Question about Orthonormal Bases

Question

I solved this question but I am not quite sure if it is a valid solution. The question is:

Let $u$ be a vector in an inner product space $V$ and let $\{v_1, v_2, v_3, \ldots, v_n\}$ be an orthonormal basis for $V$. Show that if $a_i$ is the angle between $u$ and $v_i$ we have*

$$\cos^2(a_1) + \cos^2(a_2) + \cdots + \cos^2(a_n) = 1$$

My approach was that:

The vector zero is included in both of the bases. Other than the zero vector, all vectors have an angle of $90^\circ$ between them. However, since the vector zero is in both of them there is an angle of $0^\circ$. Hence, the equation is true.

Is this a valid solution? Does any vector exist that opposes this? What would be a valid solution? Thank you for your help.

Answer 1

Because $\{v_{1},...,v_{n}\}$ is an orthonormal basis, you know that:

(1) $||v_{k}||=1$ for every $k=1,...,n$.

(2) $u=\sum_{k=1}^{n}\alpha_{k}v_{k}$, with $\alpha_{1},...,\alpha_{n}$ scalars and $||u||^{2}=\sum_{k=1}^{n}\alpha_{k}^{2}$.
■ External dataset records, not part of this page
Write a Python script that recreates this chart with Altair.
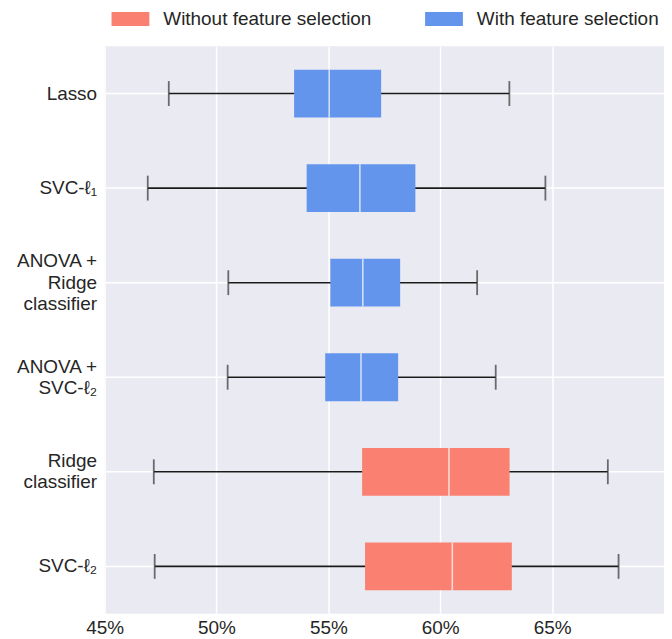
import altair as alt
import pandas as pd

methods = ["Lasso", "SVC-ℓ₁", "ANOVA +|Ridge|classifier", "ANOVA +|SVC-ℓ₂", "Ridge|classifier", "SVC-ℓ₂"]
groups = ["With feature selection"] * 4 + ["Without feature selection"] * 2
low = [47.87, 46.93, 50.53, 50.50, 47.20, 47.24]
q1 = [53.47, 54.03, 55.09, 54.86, 56.51, 56.64]
median = [55.04, 56.41, 56.54, 56.46, 60.39, 60.54]
q3 = [57.36, 58.89, 58.21, 58.12, 63.10, 63.20]
high = [63.09, 64.70, 61.65, 62.48, 67.49, 67.97]
x_ticks = [45, 50, 55, 60, 65]
legend_order = ["Without feature selection", "With feature selection"]
colors = ["#FA8072", "#6495ED"]

df = pd.DataFrame({"method": methods, "group": groups, "low": low, "q1": q1,
                   "median": median, "q3": q3, "high": high})

FONT = "Liberation Sans"
TXT = "#262626"

xscale = alt.Scale(domain=[45, 70], nice=False, zero=False)
yenc = alt.Y("method:N", sort=methods, scale=alt.Scale(paddingInner=0, paddingOuter=0),
             axis=alt.Axis(title=None, labelExpr="split(datum.label, '|')",
                           labelLineHeight=21.5, labelFontSize=19, labelPadding=8,
                           labelOffset={"expr": "-(length(split(datum.value, '|')) - 1) * 10.75"},
                           labelColor=TXT, labelFont=FONT, ticks=False, domain=False,
                           grid=True, gridColor="white", gridWidth=1.5, labelLimit=200))
xaxis = alt.Axis(title=None, values=x_ticks, labelExpr="datum.value + '%'",
                 labelFontSize=19, labelFont=FONT, labelColor=TXT, labelPadding=5,
                 labelFlush=False, labelBound=False, labelOverlap=False,
                 ticks=False, domain=False, grid=True, gridColor="white", gridWidth=1.5)

base = alt.Chart(df)

whisker = base.mark_rule(color="#1a1a1a", strokeWidth=1.6).encode(
    x=alt.X("low:Q", scale=xscale, axis=xaxis), x2="high:Q", y=yenc)

caps_lo = base.mark_tick(color="#333333", thickness=1.8, size=25, orient="vertical").encode(
    x=alt.X("low:Q", scale=xscale), y=alt.Y("method:N", sort=methods))
caps_hi = base.mark_tick(color="#333333", thickness=1.8, size=25, orient="vertical").encode(
    x=alt.X("high:Q", scale=xscale), y=alt.Y("method:N", sort=methods))

box = base.mark_bar(size=48).encode(
    x=alt.X("q1:Q", scale=xscale), x2="q3:Q", y=alt.Y("method:N", sort=methods),
    color=alt.Color("group:N",
                    scale=alt.Scale(domain=legend_order, range=colors),
                    legend=alt.Legend(title=None, orient="none", direction="horizontal",
                                      legendX=7, legendY=-46.5, padding=0,
                                      symbolType="M-1,-0.37H1V0.37H-1Z", symbolSize=1444,
                                      symbolStrokeWidth=0, symbolOpacity=1,
                                      labelFontSize=19, labelFont=FONT, labelColor=TXT,
                                      labelOffset=14, columnPadding=53, labelLimit=400)))

med = base.mark_tick(color="white", thickness=1.6, size=48, orient="vertical").encode(
    x=alt.X("median:Q", scale=xscale), y=alt.Y("method:N", sort=methods))

chart = alt.layer(whisker, caps_lo, caps_hi, box, med).properties(
    width=562, height=570,
    autosize=alt.AutoSizeParams(type="none"),
    padding={"left": 97, "top": 37, "right": 0, "bottom": 24},
).configure_view(fill="#EAEAF2", strokeWidth=0)

chart.save("out.html", embed_options={"renderer": "svg", "actions": False})
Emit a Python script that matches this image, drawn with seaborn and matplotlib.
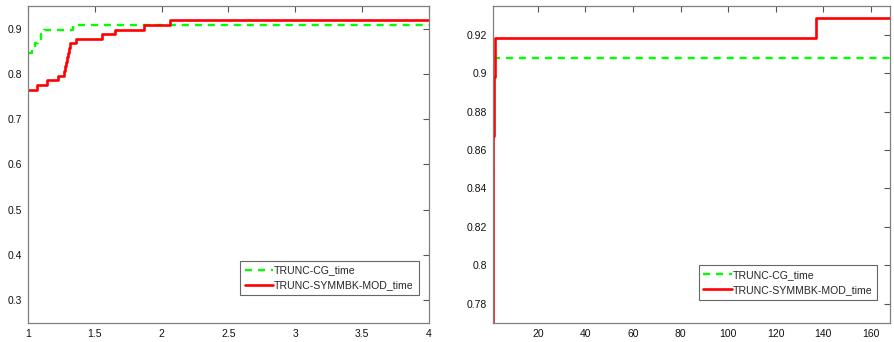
import matplotlib
matplotlib.use('Agg')
import matplotlib.pyplot as plt
import matplotlib.ticker as mticker
import seaborn as sns
import pandas as pd

# performance profile data (98 problems)
n_problems = 98
cg_tau = [1.0, 1.03, 1.05, 1.075, 1.10, 1.12, 1.34, 168.0]
cg_solved = [83, 84, 85, 86, 87, 88, 89, 89]
sym_tau = [1.0, 1.065, 1.139, 1.224, 1.272, 1.279, 1.286, 1.293, 1.300, 1.306, 1.313,
           1.363, 1.555, 1.65, 1.87, 2.06, 137.0, 168.0]
sym_solved = [75, 76, 77, 78, 79, 80, 81, 82, 83, 84, 85, 86, 87, 88, 89, 90, 91, 91]

labels = ['TRUNC-CG_time', 'TRUNC-SYMMBK-MOD_time']

cg = pd.DataFrame({'tau': cg_tau, 'frac': [s / n_problems for s in cg_solved]})
sym = pd.DataFrame({'tau': sym_tau, 'frac': [s / n_problems for s in sym_solved]})

sns.set_style('white')
plt.rcParams['font.family'] = ['Liberation Sans', 'DejaVu Sans']

fig = plt.figure(figsize=(8.94, 3.42), dpi=100)
ax1 = fig.add_axes([0.0313, 0.0556, 0.4485, 0.927])
ax2 = fig.add_axes([0.5511, 0.0556, 0.4444, 0.927])

for ax in (ax1, ax2):
    sns.lineplot(data=cg, x='tau', y='frac', ax=ax, color='#00ff00', lw=1.7,
                 linestyle=(0, (3, 2.5)), drawstyle='steps-post', estimator=None,
                 label=labels[0])
    sns.lineplot(data=sym, x='tau', y='frac', ax=ax, color='#ff0000', lw=1.9,
                 drawstyle='steps-post', estimator=None, label=labels[1])
    ax.set_xlabel('')
    ax.set_ylabel('')
    for sp in ax.spines.values():
        sp.set_color('#7f7f7f')
        sp.set_linewidth(0.9)
    ax.tick_params(direction='in', length=4, width=0.8, color='#555555',
                   labelsize=7.5, top=True, right=True, pad=4, labelcolor='#111111')
    ax.xaxis.set_major_formatter(mticker.FormatStrFormatter('%g'))
    ax.yaxis.set_major_formatter(mticker.FormatStrFormatter('%g'))

ax1.set_xlim(1, 4)
ax1.set_ylim(0.25, 0.95)
ax1.set_xticks([1, 1.5, 2, 2.5, 3, 3.5, 4])
ax1.set_yticks([0.3, 0.4, 0.5, 0.6, 0.7, 0.8, 0.9])

ax2.set_xlim(1, 168)
ax2.set_ylim(0.77, 0.935)
ax2.set_xticks([20, 40, 60, 80, 100, 120, 140, 160])
ax2.set_yticks([0.78, 0.80, 0.82, 0.84, 0.86, 0.88, 0.90, 0.92])

for ax, anchor in ((ax1, (0.974, 0.088)), (ax2, (0.968, 0.0735))):
    leg = ax.legend(loc='lower right', bbox_to_anchor=anchor, fontsize=7.6,
                    frameon=True, fancybox=False, shadow=False, borderpad=0.45,
                    handlelength=2.7, handletextpad=0.1, labelspacing=0.45,
                    borderaxespad=0)
    leg.get_frame().set_edgecolor('#404040')
    leg.get_frame().set_linewidth(0.8)

fig.savefig('out.png', dpi=100)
(3) $\langle u, v_{k}\rangle = \alpha_{k}$

Now, for each $k \in \{1,...,n\}$ we have (using (1)): $$\cos a_{k} = \frac{\langle u, v_{k}\rangle}{||u||||v_{k}||} = \frac{\langle u, v_{k}\rangle}{||u||}.$$ Thus, using (3) and (2) we get: $$\cos^{2}a_{1}+\cdots+\cos^{2}a_{n} = \sum_{k=1}^{n} \frac{\langle u, v_{k}\rangle}{||u||} = \sum_{k=1}^{n} \frac{\alpha_{k}^{2}}{||u||^{2}} = \frac{1}{||u||^{2}}\sum_{k=1}^{n}\alpha_{k}^{2} = \frac{1}{||u||^{2}}||u||^{2} = 1$$

Answer 2

Sorry, but I think your solution for $u=\sum\limits_k c_k v_k$ is totally wrong.
But here's the one possible approach, IMHO:
We recall $\cos a_k=\frac{v_k.u}{|v_k||u|}=\frac{v_k.u}{|u|}$ so $c_k=|u|\cos a_k$ (why?)
Let's say, for simplicity, $|u|=1$, so we need to show $\sum\limits_k c_k^2=1$.
But from where can we get $\sum\limits_k c_k^2$? Maybe considering something like $\left(\sum\limits_k c_k\right)^2=\sum\limits_k c_k^2+ 2\sum\limits_{i\ne j} c_ic_j$ where like all $c_ic_j$ somehow cancel to $0$?
And indeed, as we have $v_iv_j=0$ for $i\ne j$ we consider $\left(\sum\limits_k c_k v_k\right)^2=\sum\limits_k c_k^2 v_k^2+2\sum\limits_{i\ne j} c_ic_jv_i.j_j=\sum\limits_k c_k^2$.
The LHS $=u^2$ and the RHS $=|u|^2\sum\limits_k\cos^2 a_k$, hence the desired result.